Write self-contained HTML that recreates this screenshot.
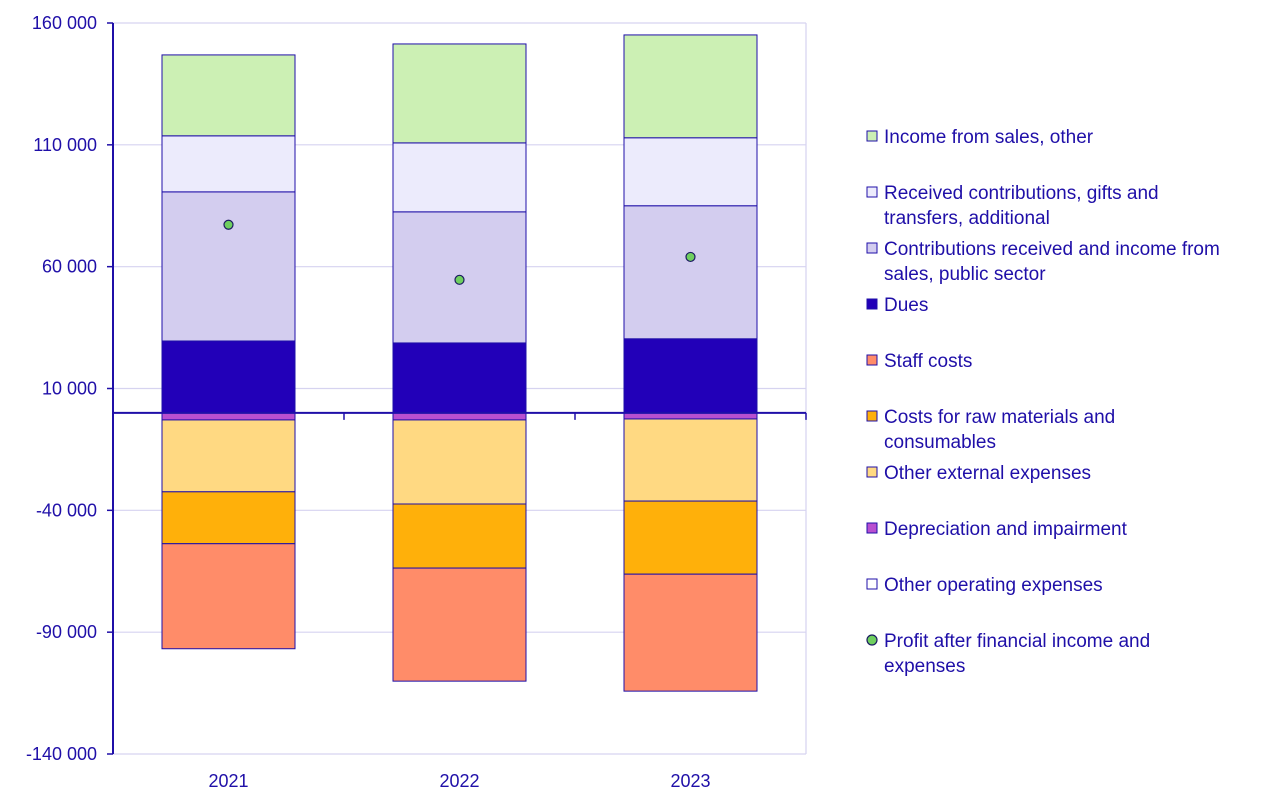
<!DOCTYPE html>
<html><head><meta charset="utf-8"><style>
body{margin:0;background:#fff;}
svg{display:block;font-family:"Liberation Sans",sans-serif;}
</style></head><body>
<svg id="chart" width="1272" height="807"></svg>
<script>
const years=["2021","2022","2023"];
const salesOther=[33200,40600,42200];
const additional=[23000,28300,27900];
const publicSector=[61200,53800,54600];
const dues=[29500,28700,30400];
const depreciation=[-2900,-2900,-2500];
const otherExternal=[-29500,-34500,-33700];
const rawMaterials=[-21300,-26300,-30000];
const staff=[-43100,-46400,-48000];
const otherOperating=[0,0,0];
const profit=[77200,54600,64000];
const yTicks=[160000,110000,60000,10000,-40000,-90000,-140000];
const yTickLabels=["160 000","110 000","60 000","10 000","-40 000","-90 000","-140 000"];

const NS="http://www.w3.org/2000/svg";
const svg=document.getElementById("chart");
const ink="#1f0fa8";
const X0=113,X1=806,Ytop=23,Ybot=754,ymax=160000,ymin=-140000;
function y(v){return Ytop+(ymax-v)/(ymax-ymin)*(Ybot-Ytop);}
const band=(X1-X0)/years.length, barW=133;
function xc(i){return X0+band*(i+0.5);}
function el(t,a,p){const e=document.createElementNS(NS,t);for(const k in a)e.setAttribute(k,a[k]);(p||svg).appendChild(e);return e;}

// grid
yTicks.forEach((t,i)=>{
  const g=el("line",{x1:X0,x2:X1,y1:y(t),y2:y(t),stroke:"#d6d3f0","stroke-width":1.2});
  
  
  const tk=el("line",{x1:X0-6,x2:X0,y1:y(t),y2:y(t),stroke:ink,"stroke-width":1.5});
  
  
  const tx=el("text",{x:97,y:y(t)+6,"text-anchor":"end","font-size":18,fill:ink});
  tx.textContent=yTickLabels[i];
  
  
});
const rb=el("line",{x1:X1,x2:X1,y1:Ytop,y2:Ybot,stroke:"#d6d3f0","stroke-width":1.2});



const pos=[[salesOther,"#ccf0b4","sales-other"],[additional,"#ecebfc","additional-contributions"],[publicSector,"#d3cdef","public-sector"],[dues,"#2200b8","dues"]];
const neg=[[depreciation,"#b84fd0","depreciation"],[otherExternal,"#ffd982","other-external"],[rawMaterials,"#ffb00a","raw-materials"],[staff,"#ff8c69","staff-costs"],[otherOperating,"#ffffff","other-operating"]];
years.forEach((yr,i)=>{
  let base=0;
  [...pos].reverse().forEach(s=>{
    const v=s[0][i];
    const r=el("rect",{x:xc(i)-barW/2,y:y(base+v),width:barW,height:y(base)-y(base+v),fill:s[1],stroke:ink,"stroke-width":1});
    
    
    base+=v;
  });
  base=0;
  neg.forEach(s=>{
    const v=s[0][i];
    if(v===0)return;
    const r=el("rect",{x:xc(i)-barW/2,y:y(base),width:barW,height:y(base+v)-y(base),fill:s[1],stroke:ink,"stroke-width":1});
    
    
    base+=v;
  });
  const lb=el("text",{x:xc(i),y:787,"text-anchor":"middle","font-size":18,fill:ink});
  lb.textContent=yr;
  
  
});
// zero axis
const z=el("line",{x1:X0,x2:X1,y1:y(0),y2:y(0),stroke:ink,"stroke-width":2});


for(let i=1;i<=years.length;i++){
  const t=el("line",{x1:X0+band*i,x2:X0+band*i,y1:y(0),y2:y(0)+7,stroke:ink,"stroke-width":1.5});
  
  
}
const ya=el("line",{x1:X0,x2:X0,y1:Ytop,y2:Ybot,stroke:ink,"stroke-width":2});


years.forEach((yr,i)=>{
  const c=el("circle",{cx:xc(i),cy:y(profit[i]),r:4.5,fill:"#6fcf5f",stroke:"#1a1a60","stroke-width":1.2});
  
  
});

// legend
const leg=[["#ccf0b4","sq",["Income from sales, other"],136],
["#ecebfc","sq",["Received contributions, gifts and","transfers, additional"],192],
["#d3cdef","sq",["Contributions received and income from","sales, public sector"],248],
["#2200b8","sq",["Dues"],304],
["#ff8c69","sq",["Staff costs"],360],
["#ffb00a","sq",["Costs for raw materials and","consumables"],416],
["#ffd982","sq",["Other external expenses"],472],
["#b84fd0","sq",["Depreciation and impairment"],528],
["#ffffff","sq",["Other operating expenses"],584],
["#6fcf5f","ci",["Profit after financial income and","expenses"],640]];
leg.forEach(l=>{
  const g=el("g",{});
  
  
  if(l[1]==="sq") el("rect",{x:867,y:l[3]-5,width:10,height:10,fill:l[0],stroke:ink,"stroke-width":1},g);
  else el("circle",{cx:872,cy:l[3],r:5,fill:l[0],stroke:"#1a1a60","stroke-width":1.2},g);
  l[2].forEach((s,j)=>{const t=el("text",{x:884,y:l[3]+7+j*25,"font-size":19,fill:ink},g);t.textContent=s;});
});
</script>
</body></html>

▶ **GIVEN TASK**
Write the lines above out again exactly, without any of their pictures.

▶ **RESULT OF THIS EXERCISE**
Write self-contained HTML that recreates this screenshot.
<!DOCTYPE html>
<html><head><meta charset="utf-8"><style>
body{margin:0;background:#fff;}
svg{display:block;font-family:"Liberation Sans",sans-serif;}
</style></head><body>
<svg id="chart" width="1272" height="807"></svg>
<script>
const years=["2021","2022","2023"];
const salesOther=[33200,40600,42200];
const additional=[23000,28300,27900];
const publicSector=[61200,53800,54600];
const dues=[29500,28700,30400];
const depreciation=[-2900,-2900,-2500];
const otherExternal=[-29500,-34500,-33700];
const rawMaterials=[-21300,-26300,-30000];
const staff=[-43100,-46400,-48000];
const otherOperating=[0,0,0];
const profit=[77200,54600,64000];
const yTicks=[160000,110000,60000,10000,-40000,-90000,-140000];
const yTickLabels=["160 000","110 000","60 000","10 000","-40 000","-90 000","-140 000"];

const NS="http://www.w3.org/2000/svg";
const svg=document.getElementById("chart");
const ink="#1f0fa8";
const X0=113,X1=806,Ytop=23,Ybot=754,ymax=160000,ymin=-140000;
function y(v){return Ytop+(ymax-v)/(ymax-ymin)*(Ybot-Ytop);}
const band=(X1-X0)/years.length, barW=133;
function xc(i){return X0+band*(i+0.5);}
function el(t,a,p){const e=document.createElementNS(NS,t);for(const k in a)e.setAttribute(k,a[k]);(p||svg).appendChild(e);return e;}

// grid
yTicks.forEach((t,i)=>{
  const g=el("line",{x1:X0,x2:X1,y1:y(t),y2:y(t),stroke:"#d6d3f0","stroke-width":1.2});
  
  
  const tk=el("line",{x1:X0-6,x2:X0,y1:y(t),y2:y(t),stroke:ink,"stroke-width":1.5});
  
  
  const tx=el("text",{x:97,y:y(t)+6,"text-anchor":"end","font-size":18,fill:ink});
  tx.textContent=yTickLabels[i];
  
  
});
const rb=el("line",{x1:X1,x2:X1,y1:Ytop,y2:Ybot,stroke:"#d6d3f0","stroke-width":1.2});



const pos=[[salesOther,"#ccf0b4","sales-other"],[additional,"#ecebfc","additional-contributions"],[publicSector,"#d3cdef","public-sector"],[dues,"#2200b8","dues"]];
const neg=[[depreciation,"#b84fd0","depreciation"],[otherExternal,"#ffd982","other-external"],[rawMaterials,"#ffb00a","raw-materials"],[staff,"#ff8c69","staff-costs"],[otherOperating,"#ffffff","other-operating"]];
years.forEach((yr,i)=>{
  let base=0;
  [...pos].reverse().forEach(s=>{
    const v=s[0][i];
    const r=el("rect",{x:xc(i)-barW/2,y:y(base+v),width:barW,height:y(base)-y(base+v),fill:s[1],stroke:ink,"stroke-width":1});
    
    
    base+=v;
  });
  base=0;
  neg.forEach(s=>{
    const v=s[0][i];
    if(v===0)return;
    const r=el("rect",{x:xc(i)-barW/2,y:y(base),width:barW,height:y(base+v)-y(base),fill:s[1],stroke:ink,"stroke-width":1});
    
    
    base+=v;
  });
  const lb=el("text",{x:xc(i),y:787,"text-anchor":"middle","font-size":18,fill:ink});
  lb.textContent=yr;
  
  
});
// zero axis
const z=el("line",{x1:X0,x2:X1,y1:y(0),y2:y(0),stroke:ink,"stroke-width":2});


for(let i=1;i<=years.length;i++){
  const t=el("line",{x1:X0+band*i,x2:X0+band*i,y1:y(0),y2:y(0)+7,stroke:ink,"stroke-width":1.5});
  
  
}
const ya=el("line",{x1:X0,x2:X0,y1:Ytop,y2:Ybot,stroke:ink,"stroke-width":2});


years.forEach((yr,i)=>{
  const c=el("circle",{cx:xc(i),cy:y(profit[i]),r:4.5,fill:"#6fcf5f",stroke:"#1a1a60","stroke-width":1.2});
  
  
});

// legend
const leg=[["#ccf0b4","sq",["Income from sales, other"],136],
["#ecebfc","sq",["Received contributions, gifts and","transfers, additional"],192],
["#d3cdef","sq",["Contributions received and income from","sales, public sector"],248],
["#2200b8","sq",["Dues"],304],
["#ff8c69","sq",["Staff costs"],360],
["#ffb00a","sq",["Costs for raw materials and","consumables"],416],
["#ffd982","sq",["Other external expenses"],472],
["#b84fd0","sq",["Depreciation and impairment"],528],
["#ffffff","sq",["Other operating expenses"],584],
["#6fcf5f","ci",["Profit after financial income and","expenses"],640]];
leg.forEach(l=>{
  const g=el("g",{});
  
  
  if(l[1]==="sq") el("rect",{x:867,y:l[3]-5,width:10,height:10,fill:l[0],stroke:ink,"stroke-width":1},g);
  else el("circle",{cx:872,cy:l[3],r:5,fill:l[0],stroke:"#1a1a60","stroke-width":1.2},g);
  l[2].forEach((s,j)=>{const t=el("text",{x:884,y:l[3]+7+j*25,"font-size":19,fill:ink},g);t.textContent=s;});
});
</script>
</body></html>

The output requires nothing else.